Devs fixed SA, time for Replenishment!

#0 - April 20, 2009, 3:53 a.m.
Blizzard Post
The developers thought that SA was too hard to balance around, and that it was too random. On aoe heavy fights non-protadins were raking in massive amounts of regen, and in other boss encounters that were less aoe heavy it was a different story.

Well the same thing goes for Replenishment and healing classes. Without replenishment it truly is bare bones regen, and It's hard to depend on replenishment for mana in pvp, 5mans, and 10mans. The only place where there are enough classes present to make sure it is up 24/7 is in 25mans. In order to do the same in 10mans, 5mans, and especially pvp. You need to stack certain classes. Blizzard has already stated that this is less than ideal. The problem is so obviously Replenishment... just fix it! The idea of regen coming from a completely undependable and outside source was a terrible idea to begin with. Just end this madness.
#16 - April 20, 2009, 6:56 a.m.
Blizzard Post
You can make a raid without Sunder or Expose Armor too. I wouldn't suggest trying it.
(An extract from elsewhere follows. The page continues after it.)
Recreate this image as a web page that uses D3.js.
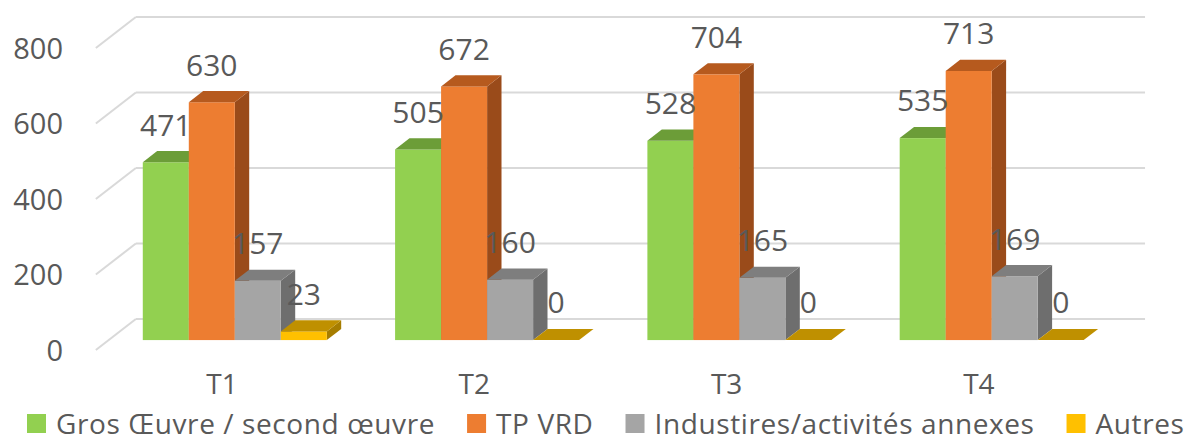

When we say "Bring the player" we don't want you to have to raid stack. Bringing 1 or 2 of several widely available specs for Replenishment isn't raid stacking in our mind.

Here is a way to make it raid stacking:

-- Replenishment only affects your 5-player group.
-- Only Shadow Priests can provide it.
-- Now 3-4 of your groups in a 25-player raid need Shadow Priests.

Short of that, we don't feel it's an unnecessary burden.

As many players have argued, it's not at all random in the way Spiritual Attunement was random. And even then, I wouldn't say SA was "random." I would say that SA made mana trivial in fights with raid damage, of which there were many. Replenishment generally isn't enhanced or diminished becuase of the encounter specifics.

The argument we get more often is that players don't want to feel dependent on other players to such a large degree for buffs. That is a more logical argument in our minds, but still not a strong enough argument to convince us to change the current model (again, in our minds. All of this design is going to be subjective to some extent.)